Today’s business transaction environment, for both large and small companies is truly global in which each of the following are the norm:
- business interdependencies and alliances
- supply chains that are multifaceted, lengthier, and ‘just in time’
- elevated vulnerability – probability of disruptions and materialization of risk that carry the capability of producing immediate, adverse, and cascading affects that ripple throughout an enterprise (internally and externally)
…too, each is prompting management teams, as fiduciary responsibilities, to reassess the conventional business continuity – contingency plan to determine if it reflects today’s necessary standard’s for organizational resilience?

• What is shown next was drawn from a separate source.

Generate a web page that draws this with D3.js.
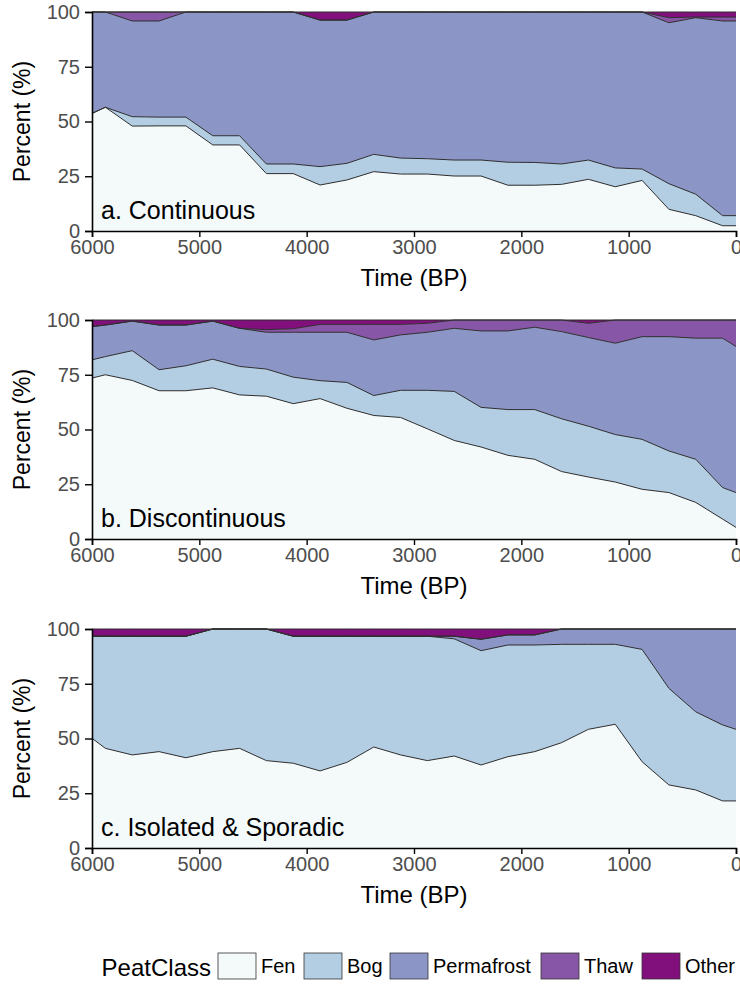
<!DOCTYPE html>
<html>
<head>
    <meta charset="utf-8">
    <title>Peat classes through time</title>
    <script src="https://d3js.org/d3.v7.min.js"></script>
    <style>
        body { margin: 0; background: #fff; }
        text { font-family: "Liberation Sans", Arial, sans-serif; }
    </style>
</head>
<body>
    <div id="chart"></div>
    <script>
        const years = [6000, 5875, 5625, 5375, 5125, 4875, 4625, 4375, 4125, 3875, 3625, 3375, 3125,
                       2875, 2625, 2375, 2125, 1875, 1625, 1375, 1125, 875, 625, 375, 125, 0];
        const classes = ["Fen", "Bog", "Permafrost", "Thaw", "Other"];
        const colors = ["#f4f9fa", "#b3cde3", "#8c96c6", "#8856a7", "#810f7c"];
        const yTicks = [0, 25, 50, 75, 100];
        const xTicks = [6000, 5000, 4000, 3000, 2000, 1000, 0];

        // a. Continuous
        const fenA   = [53.7, 56.5, 47.9, 48.0, 48.0, 39.3, 39.3, 26.2, 26.2, 21.0, 23.3, 27.1, 26.0,
                        26.0, 25.1, 25.1, 20.9, 20.9, 21.3, 23.6, 20.2, 23.1, 9.9, 7.0, 2.4, 2.4];
        const bogA   = [0, 0, 4.3, 4.0, 4.0, 4.2, 4.2, 4.4, 4.4, 8.4, 7.6, 7.9, 7.3,
                        7.0, 7.3, 7.3, 10.5, 10.4, 9.3, 8.8, 8.6, 5.2, 11.7, 9.8, 4.6, 4.6];
        const permA  = [46.3, 43.5, 43.7, 43.9, 48.0, 56.5, 56.5, 69.4, 69.4, 66.9, 65.4, 65.0, 66.7,
                        67.0, 67.6, 67.6, 68.6, 68.7, 69.4, 67.6, 71.2, 71.7, 73.5, 80.6, 88.9, 88.9];
        const thawA  = [0, 0, 4.1, 4.1, 0, 0, 0, 0, 0, 0, 0, 0, 0,
                        0, 0, 0, 0, 0, 0, 0, 0, 0, 2.3, 0.3, 1.8, 1.8];
        const otherA = [0, 0, 0, 0, 0, 0, 0, 0, 0, 3.7, 3.7, 0, 0,
                        0, 0, 0, 0, 0, 0, 0, 0, 0, 2.6, 2.3, 2.3, 2.3];

        // b. Discontinuous
        const fenB   = [73.5, 75.0, 72.4, 67.7, 67.7, 69.0, 65.8, 65.2, 61.8, 64.1, 59.7, 56.4, 55.5,
                        50.3, 45.0, 42.0, 38.2, 36.4, 30.8, 28.3, 26.0, 22.7, 21.2, 16.7, 9.1, 5.3];
        const bogB   = [8.3, 8.3, 13.6, 9.6, 11.4, 13.1, 13.0, 12.4, 12.1, 8.2, 11.8, 9.1, 12.4,
                        17.6, 22.4, 18.1, 20.9, 22.7, 24.1, 23.2, 21.7, 22.8, 19.0, 19.7, 14.4, 15.9];
        const permB  = [15.2, 14.4, 13.5, 20.4, 18.6, 17.4, 17.4, 16.8, 20.5, 22.1, 22.9, 25.4, 25.3,
                        26.5, 28.8, 34.9, 35.9, 37.6, 39.8, 40.5, 41.7, 46.9, 52.2, 55.3, 68.2, 66.7];
        const thawB  = [0, 0, 0, 0, 0, 0, 0, 1.2, 1.6, 3.6, 3.6, 7.1, 4.8,
                        4.1, 3.8, 5.0, 5.0, 3.3, 5.3, 6.5, 10.6, 7.6, 7.6, 8.3, 8.3, 12.1];
        const otherB = [3.0, 2.3, 0.5, 2.3, 2.3, 0.5, 3.8, 4.4, 4.0, 2.0, 2.0, 2.0, 2.0,
                        1.5, 0, 0, 0, 0, 0, 1.5, 0, 0, 0, 0, 0, 0];

        // c. Isolated & Sporadic
        const fenC   = [50.1, 45.5, 42.5, 44.0, 41.2, 44.0, 45.5, 39.9, 38.7, 35.2, 39.1, 46.1, 42.5,
                        39.9, 42.0, 37.9, 41.7, 44.0, 48.1, 54.2, 56.5, 39.4, 28.8, 26.5, 21.5, 21.5];
        const bogC   = [46.6, 51.2, 54.2, 52.7, 55.5, 56.0, 54.5, 60.1, 58.0, 61.5, 57.6, 50.6, 54.2,
                        56.8, 53.5, 52.2, 51.0, 48.7, 44.9, 38.8, 36.5, 51.3, 44.1, 35.7, 34.7, 32.7];
        const permC  = [0, 0, 0, 0, 0, 0, 0, 0, 0, 0, 0, 0, 0,
                        0, 1.2, 5.2, 4.6, 4.6, 7.0, 7.0, 7.0, 9.3, 27.1, 37.8, 43.8, 45.8];
        const thawC  = [0, 0, 0, 0, 0, 0, 0, 0, 0, 0, 0, 0, 0,
                        0, 0, 0, 0, 0, 0, 0, 0, 0, 0, 0, 0, 0];
        const otherC = [3.3, 3.3, 3.3, 3.3, 3.3, 0, 0, 0, 3.3, 3.3, 3.3, 3.3, 3.3,
                        3.3, 3.3, 4.7, 2.7, 2.7, 0, 0, 0, 0, 0, 0, 0, 0];

        const panels = [
            {label: "a. Continuous", series: [fenA, bogA, permA, thawA, otherA]},
            {label: "b. Discontinuous", series: [fenB, bogB, permB, thawB, otherB]},
            {label: "c. Isolated & Sporadic", series: [fenC, bogC, permC, thawC, otherC]}
        ];

        const width = 740, height = 989;
        const left = 92, right = 736, panelH = 219;
        const panelTops = [12, 320, 629];

        const svg = d3.select("#chart")
          .append("svg")
            .attr("width", width)
            .attr("height", height);

        const x = d3.scaleLinear().domain([6000, 0]).range([left, right]);
        const color = d3.scaleOrdinal().domain(classes).range(colors);

        panels.forEach(function(p, i) {
            const top = panelTops[i];
            const y = d3.scaleLinear().domain([0, 100]).range([top + panelH, top]);

            const rows = years.map(function(t, j) {
                const r = {t: t};
                classes.forEach(function(c, k) { r[c] = p.series[k][j]; });
                return r;
            });
            const stacked = d3.stack().keys(classes)(rows);

            const g = svg.append("g");

            g.selectAll("path.area")
              .data(stacked)
              .join("path")
                .attr("class", "area")
                .attr("fill", d => color(d.key))
                .attr("d", d3.area()
                    .x(d => x(d.data.t))
                    .y0(d => y(d[0]))
                    .y1(d => y(d[1])));

            g.selectAll("path.edge")
              .data(stacked)
              .join("path")
                .attr("class", "edge")
                .attr("fill", "none")
                .attr("stroke", "#2e2e2e")
                .attr("stroke-width", 1)
                .attr("d", d3.line()
                    .x(d => x(d.data.t))
                    .y(d => y(d[1])));

            // axes
            const yAxis = g.append("g")
                .attr("transform", `translate(${left},0)`)
                .call(d3.axisLeft(y).tickValues(yTicks).tickSize(7).tickPadding(5));
            const xAxis = g.append("g")
                .attr("transform", `translate(0,${top + panelH})`)
                .call(d3.axisBottom(x).tickValues(xTicks).tickFormat(d3.format("d")).tickSize(6).tickPadding(3));
            [yAxis, xAxis].forEach(function(a) {
                a.select(".domain").attr("stroke", "#000").attr("stroke-width", 1.6);
                a.selectAll(".tick line").attr("stroke", "#000").attr("stroke-width", 1.4);
                a.selectAll(".tick text")
                    .attr("fill", "#4d4d4d")
                    .style("font-size", "20px")
                    .style("font-family", "'Liberation Sans', Arial, sans-serif");
            });

            g.append("text")
                .attr("x", 101)
                .attr("y", top + panelH - 12)
                .attr("fill", "#000")
                .style("font-size", "25px")
                .text(p.label);

            g.append("text")
                .attr("transform", `translate(30,${top + panelH / 2}) rotate(-90)`)
                .attr("text-anchor", "middle")
                .style("font-size", "23px")
                .text("Percent (%)");

            g.append("text")
                .attr("x", (left + right) / 2)
                .attr("y", top + panelH + 55)
                .attr("text-anchor", "middle")
                .style("font-size", "24px")
                .text("Time (BP)");
        });

        // legend
        const legend = svg.append("g").attr("transform", "translate(0,953)");
        legend.append("text")
            .attr("x", 211)
            .attr("y", 23)
            .attr("text-anchor", "end")
            .style("font-size", "24px")
            .text("PeatClass");

        const itemX = [218, 304, 390, 541, 642];
        classes.forEach(function(c, k) {
            legend.append("rect")
                .attr("x", itemX[k])
                .attr("y", 0)
                .attr("width", 38)
                .attr("height", 26)
                .attr("fill", color(c))
                .attr("stroke", "#333")
                .attr("stroke-width", 0.8);
            legend.append("text")
                .attr("x", itemX[k] + 43)
                .attr("y", 20)
                .style("font-size", "20px")
                .text(c);
        });
    </script>
</body>
</html>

Determining (assessing) with some degree of precision, just how resilient a company really is to the growing array of (asymmetric) business risks and threats is challenging, but absolutely necessary today. Many of those risks, should they materialize, their adverse (potential cascading) affects can be immediate, relentless, and devastating insofar as undermining and eroding a company’s value, standing, market share, and revenue streams, etc., regardless of a company’s size, industry sector, or whether it publicly or privately held.
The bottom line, in my view is, some materialized risks/threats cannot be fully or readily mitigated or reversed without recognizing the need to have a viable and comprehensive organizational resilience plan in place.
One business reality that makes organizational resilience all the more critical is that growing numbers of analysts as well as consumers, clients, and suppliers:
- possess a propensity to exhibit – express a sense of skepticism, cynicism , and are generally less-believing of company’s resiliency motivated (public) communications following the occurrence of a risk-threat event
- can readily find satisfactory alternatives to meet their needs either in the interim or permanently due to which certain risks materialize, i.e., product recalls, production – supply chain disruptions, etc.
…that render products temporarily unavailable or cause question about their quality.
I find the single greatest challenge to helping company’s design and execute an organizational resilience plan is achieving consensus about the criticality of certain processes, products, and assets (tangible and intangible) insofar as measurably elevating a company’s resilience, i.e., returning to a state of operational normalcy as quickly as possible, following an adverse event or act.
A word of caution though, management teams that inadvertently overlook or do not specifically include a company’s intangible assets in their organizational resilience plan are not merely being near-sighted or neglectful of their fiduciary responsibilities, they’re actually taking their company down a much more riskier path because:
- 65+% of most company’s value, sources of revenue, and building blocks for growth and sustainability today lie in – directly evolve from intangible assets, and
- intangible assets are frequently more fragile, transportable, and therefore vulnerable to adverse events or acts.
(This post was inspired by Michael D. Moberly’s interpretation of ASIS Internationals’ 2009 ’Organizational Resilience’ standard.)